Tuesday, 17 March 2009

Narrativewatch: "Barack Obama has lost focus"

I think it’s safe to say that there is a new narrative on President Obama: that he is trying to do too much when he should be focussing his efforts on stabilising the financial system.

Of course, this is not what the president is telling us. But one of the main rules of narratives is that politicians don’t get to decide what they are.

Mr Obama is being criticised for trying to act quickly on the wider agenda of healthcare reform, new investment in education and tackling carbon emissions -- and for trying to suggest that are all part of a plan for long-term prosperity.

The new narrative is well summarised in a major article in the latest issue of TIME, which starts off:

"Barack Obama's big reform agenda won't get off the ground unless he fixes the banks first. The case for doing one thing at a time."


Without endorsing it, the FT’s Clive Crook has summed up the new “conventional wisdom” about President Obama: “he has far taken on far too much” and may outstrip the system’s capacity – administrative, legislative and political – to deliver.

It should come as no surprise that conservatives are telling this “lack of focus” story. They oppose President Obama and have no truck with his policies. See, for instance, George Will on the president’s economic plans and Michael Barone’s (weird) views about global warming.

But some Obama supporters are also calling on the president to focus on the economy – or, in some cases, to avoid embarking on an FDR-style New Deal too quickly, in order to avoid a policy car crash.

Warren Buffett has accused the administration of having “muddled messages” on the economy.

David Brooks, a “moderate” writer for the New York Times, has said of the Obama administration: “I fear that in trying to do everything at once, they will do nothing well.”

The Washington Post’s David Ignatius has called on the president to avoid “financial giantism” and to focus on “reconstructing our broken financial system.

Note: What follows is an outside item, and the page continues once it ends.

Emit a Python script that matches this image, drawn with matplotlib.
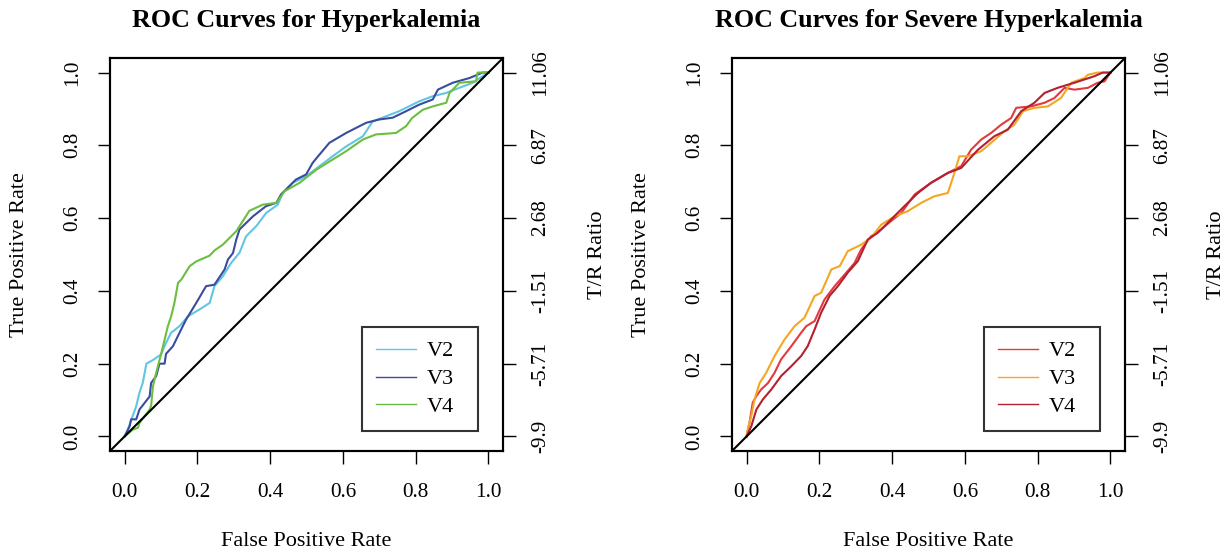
import matplotlib
matplotlib.use("Agg")
import matplotlib.pyplot as plt

plt.rcParams['font.family'] = ['Liberation Serif', 'DejaVu Serif']

# ---------------- data ----------------
tick_vals = [0.0, 0.2, 0.4, 0.6, 0.8, 1.0]
tick_labels = ["0.0", "0.2", "0.4", "0.6", "0.8", "1.0"]
tr_labels = ["-9.9", "-5.71", "-1.51", "2.68", "6.87", "11.06"]
series_names = ["V2", "V3", "V4"]

# Hyperkalemia
hk_v2_fpr = [0.0, 0.009, 0.032, 0.041, 0.05, 0.06, 0.078, 0.10, 0.114, 0.128, 0.151, 0.174, 0.206, 0.234, 0.247,
             0.27, 0.293, 0.316, 0.334, 0.362, 0.389, 0.421, 0.435, 0.462, 0.499, 0.536, 0.572, 0.609, 0.655,
             0.682, 0.719, 0.755, 0.81, 0.847, 0.884, 0.92, 0.957, 0.984, 1.0]
hk_v2_tpr = [0.0, 0.019, 0.083, 0.12, 0.147, 0.2, 0.21, 0.225, 0.257, 0.285, 0.303, 0.33, 0.349, 0.367, 0.413,
             0.44, 0.477, 0.505, 0.55, 0.578, 0.614, 0.637, 0.669, 0.697, 0.715, 0.743, 0.77, 0.797, 0.825,
             0.866, 0.88, 0.894, 0.921, 0.935, 0.944, 0.958, 0.972, 0.99, 1.0]
hk_v3_fpr = [0.0, 0.014, 0.018, 0.032, 0.041, 0.055, 0.069, 0.073, 0.087, 0.096, 0.11, 0.114, 0.133, 0.151, 0.169,
             0.197, 0.224, 0.247, 0.275, 0.284, 0.298, 0.307, 0.316, 0.353, 0.389, 0.417, 0.43, 0.453, 0.471,
             0.499, 0.517, 0.536, 0.563, 0.609, 0.664, 0.70, 0.737, 0.774, 0.81, 0.847, 0.861, 0.902, 0.948,
             0.984, 1.0]
hk_v3_tpr = [0.0, 0.028, 0.047, 0.047, 0.074, 0.092, 0.11, 0.147, 0.166, 0.2, 0.2, 0.227, 0.248, 0.285, 0.321,
             0.367, 0.413, 0.417, 0.459, 0.486, 0.504, 0.541, 0.569, 0.605, 0.633, 0.642, 0.665, 0.688, 0.706,
             0.72, 0.752, 0.775, 0.807, 0.834, 0.862, 0.871, 0.876, 0.894, 0.912, 0.926, 0.953, 0.972, 0.985,
             1.0, 1.0]
hk_v4_fpr = [0.0, 0.023, 0.037, 0.041, 0.069, 0.073, 0.078, 0.087, 0.101, 0.119, 0.128, 0.137, 0.147, 0.156,
             0.179, 0.197, 0.234, 0.247, 0.270, 0.307, 0.343, 0.38, 0.417, 0.44, 0.481, 0.527, 0.572, 0.609,
             0.655, 0.691, 0.746, 0.774, 0.79, 0.82, 0.847, 0.884, 0.893, 0.92, 0.966, 0.97, 1.0]
hk_v4_tpr = [0.0, 0.019, 0.024, 0.037, 0.074, 0.084, 0.138, 0.175, 0.229, 0.303, 0.33, 0.367, 0.422, 0.431,
             0.468, 0.481, 0.497, 0.511, 0.527, 0.564, 0.62, 0.637, 0.642, 0.674, 0.697, 0.733, 0.761, 0.784,
             0.816, 0.83, 0.834, 0.853, 0.875, 0.898, 0.907, 0.917, 0.944, 0.972, 0.976, 1.0, 1.0]

# Severe hyperkalemia
shk_v2_fpr = [0.0, 0.008, 0.017, 0.027, 0.04, 0.059, 0.077, 0.095, 0.123, 0.15, 0.164, 0.187, 0.214, 0.242,
              0.274, 0.297, 0.315, 0.342, 0.37, 0.397, 0.425, 0.462, 0.507, 0.553, 0.59, 0.617, 0.645, 0.672,
              0.70, 0.727, 0.741, 0.782, 0.819, 0.846, 0.874, 0.901, 0.938, 0.965, 0.984, 0.993, 1.0]
shk_v2_tpr = [0.0, 0.037, 0.093, 0.111, 0.129, 0.147, 0.175, 0.212, 0.248, 0.285, 0.303, 0.317, 0.376, 0.413,
              0.45, 0.477, 0.514, 0.55, 0.569, 0.592, 0.614, 0.665, 0.697, 0.724, 0.743, 0.788, 0.816, 0.834,
              0.857, 0.875, 0.903, 0.907, 0.917, 0.93, 0.958, 0.953, 0.958, 0.972, 0.976, 0.99, 1.0]
shk_v3_fpr = [0.0, 0.004, 0.013, 0.022, 0.036, 0.054, 0.077, 0.104, 0.132, 0.159, 0.187, 0.205, 0.233, 0.256,
              0.278, 0.315, 0.342, 0.37, 0.407, 0.443, 0.48, 0.516, 0.553, 0.567, 0.585, 0.608, 0.645, 0.672,
              0.709, 0.736, 0.76, 0.791, 0.828, 0.864, 0.892, 0.929, 0.938, 0.965, 1.0]
shk_v3_tpr = [0.0, 0.023, 0.056, 0.102, 0.147, 0.175, 0.221, 0.266, 0.303, 0.326, 0.386, 0.395, 0.459, 0.468,
              0.509, 0.527, 0.546, 0.582, 0.605, 0.619, 0.642, 0.66, 0.669, 0.711, 0.77, 0.77, 0.784, 0.807,
              0.839, 0.857, 0.894, 0.903, 0.907, 0.93, 0.972, 0.985, 0.994, 1.0, 1.0]
shk_v4_fpr = [0.0, 0.013, 0.027, 0.045, 0.068, 0.095, 0.123, 0.15, 0.168, 0.187, 0.205, 0.228, 0.251, 0.278,
              0.306, 0.333, 0.361, 0.397, 0.434, 0.471, 0.507, 0.553, 0.59, 0.636, 0.681, 0.718, 0.755, 0.791,
              0.819, 0.855, 0.901, 0.956, 0.979, 1.0]
shk_v4_tpr = [0.0, 0.028, 0.074, 0.102, 0.129, 0.166, 0.193, 0.221, 0.248, 0.294, 0.34, 0.386, 0.413, 0.45,
              0.482, 0.541, 0.56, 0.596, 0.633, 0.669, 0.697, 0.724, 0.738, 0.788, 0.825, 0.843, 0.894, 0.917,
              0.944, 0.958, 0.972, 0.99, 1.0, 1.0]

panels = [
    dict(title="ROC Curves for Hyperkalemia",
         fpr=[hk_v2_fpr, hk_v3_fpr, hk_v4_fpr],
         tpr=[hk_v2_tpr, hk_v3_tpr, hk_v4_tpr],
         colors=["#62C6E3", "#3A4C9E", "#6BBE40"]),
    dict(title="ROC Curves for Severe Hyperkalemia",
         fpr=[shk_v2_fpr, shk_v3_fpr, shk_v4_fpr],
         tpr=[shk_v2_tpr, shk_v3_tpr, shk_v4_tpr],
         colors=["#E33A3D", "#F5A623", "#B3202F"]),
]

# ---------------- figure ----------------
W, H = 1225, 553
fig = plt.figure(figsize=(W / 100, H / 100), dpi=100)

ax_w = 393 / W
ax_h = 393 / H
ax_b = 1 - 451 / H
lefts = [110 / W, 732 / W]
tr_label_x = [597, 1216]

TICK_FS = 15.3
LAB_FS = 16
TITLE_FS = 18.7

for p, left, trx in zip(panels, lefts, tr_label_x):
    ax = fig.add_axes([left, ax_b, ax_w, ax_h])
    for f, t, c, name in zip(p["fpr"], p["tpr"], p["colors"], series_names):
        ax.plot(f, t, color=c, lw=1.5, label=name)
    ax.axline((0, 0), slope=1, color="black", lw=1.5)
    ax.set_xlim(-0.04, 1.04)
    ax.set_ylim(-0.04, 1.04)
    ax.set_xticks(tick_vals)
    ax.set_xticklabels(tick_labels)
    ax.set_yticks(tick_vals)
    ax.set_yticklabels(tick_labels, rotation=90, va="center")
    ax.tick_params(axis="both", direction="out", length=9, width=1.0,
                   labelsize=TICK_FS, colors="black")
    ax.tick_params(axis="x", pad=14)
    ax.tick_params(axis="y", pad=11)
    for s in ax.spines.values():
        s.set_linewidth(1.5)
        s.set_color("black")

    ax2 = ax.twinx()
    ax2.set_ylim(-0.04, 1.04)
    ax2.set_yticks(tick_vals)
    ax2.set_yticklabels(tr_labels, rotation=90, va="center")
    ax2.tick_params(axis="y", direction="out", length=9, width=1.0,
                    labelsize=TICK_FS, pad=11)
    for s in ax2.spines.values():
        s.set_linewidth(1.5)

    ax.set_title(p["title"], fontsize=TITLE_FS, fontweight="bold", pad=22)
    ax.text(0.5, (451 - 541) / 393, "False Positive Rate", transform=ax.transAxes,
            ha="center", va="center", fontsize=LAB_FS)
    ax.text((20 - 110) / 393, 0.5, "True Positive Rate", transform=ax.transAxes,
            ha="center", va="center", rotation=90, fontsize=LAB_FS)
    ax2.text((trx - left * W) / 393, 0.5, "T/R Ratio", transform=ax.transAxes,
             ha="center", va="center", rotation=90, fontsize=LAB_FS)

    leg = ax.legend(loc="lower left", bbox_to_anchor=(0.641, 0.051, 0.295, 0.265),
                    mode="expand", fontsize=LAB_FS, frameon=True, fancybox=False,
                    handlelength=1.8, handletextpad=0.5, borderpad=0.62,
                    labelspacing=0.33, borderaxespad=0)
    leg.get_frame().set_edgecolor("black")
    leg.get_frame().set_linewidth(1.5)
    for h in leg.get_lines():
        h.set_linewidth(1.0)
    for txt in leg.get_texts():
        txt.set_ha("left")

fig.savefig("out.png", dpi=100, facecolor="white")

The risks of overload shouldn’t be brushed aside. Michael Galston, writing last week in the liberals’ house journal, the New Republic, made another case for caution. He drew a number of distinctions between the situation faced by Barack Obama and Franklin D. Roosevelt, a previous president facing a depression, and trying to take forward a big political agenda. Galston reminded us that FDR concentrated on fixing the financial system and delayed unrelated structural reforms until he was sure that he had Congress and the public onside. He concluded:

“In sum, our circumstances are not (yet) as dire as they were in 1933. In part for that reason, the people are not prepared to give the president and his party the degree of deference that Roosevelt and the Democratic congress enjoyed at the start of the New Deal--all the more reason for Obama to distinguish between short- and long-term measures at least as carefully as FDR did.”

And the veteran Washington Post columnist David Broder – usually cast as non-partisan and “centrist” – declared on Sunday that President Obama’s honeymoon is over. Broder set out the risks for the administration in having such a sweeping policy agenda; and, in particular, that its health and education programmes will get bogged down in Congress.

We shouldn’t forget that the “loss of focus” storyline is a clever political gambit for conservatives to follow. The Weekly Standard’s Fred Barnes gave some of the game away when he wrote that the president had a big “grandiose agenda” and that he was right to “go for it now”, while his popularity ratings are still high and the Democratic majorities in the House and Senate remain strong. The longer he waits, this argument runs, the more likely Obama’s personal ratings are to sag, with Democrats in congress becoming more worried about the 2010 elections.

Clive Crook explains:

“The prospects for Mr Obama’s agenda depend on his ability to marshal political capital and spend it wisely. In the simplest terms, he needs to stay as popular as he can for as long as possible. Once his approval ratings slide – and they show the first signs of doing so – he is sunk. This is why the “overload” critique is so significant: not because it is correct on the merits but because it is plausible and bipartisan and will erode his standing with the electorate.”



Even if he doesn’t buy the whole “Obama overload” story, Clive Crook regrets what he sees as the president’s failure to play to his strengths with centrists and to rise above left-right rancour.

If the “taking on too much” storyline sticks, his opponents will have succeeded in undermining one of President Obama’s strongest personal narratives: that he’s a positive, new force for real change who can put the “old politics” behind. Another embattled president, suffering falling poll ratings and seeming to play cynical games in order to advance an agenda that is too big and too “radical” can’t do that.

Or, as a very tough politician I worked with years ago told me, if you want to destroy your political opponents, you have to destroy their myths.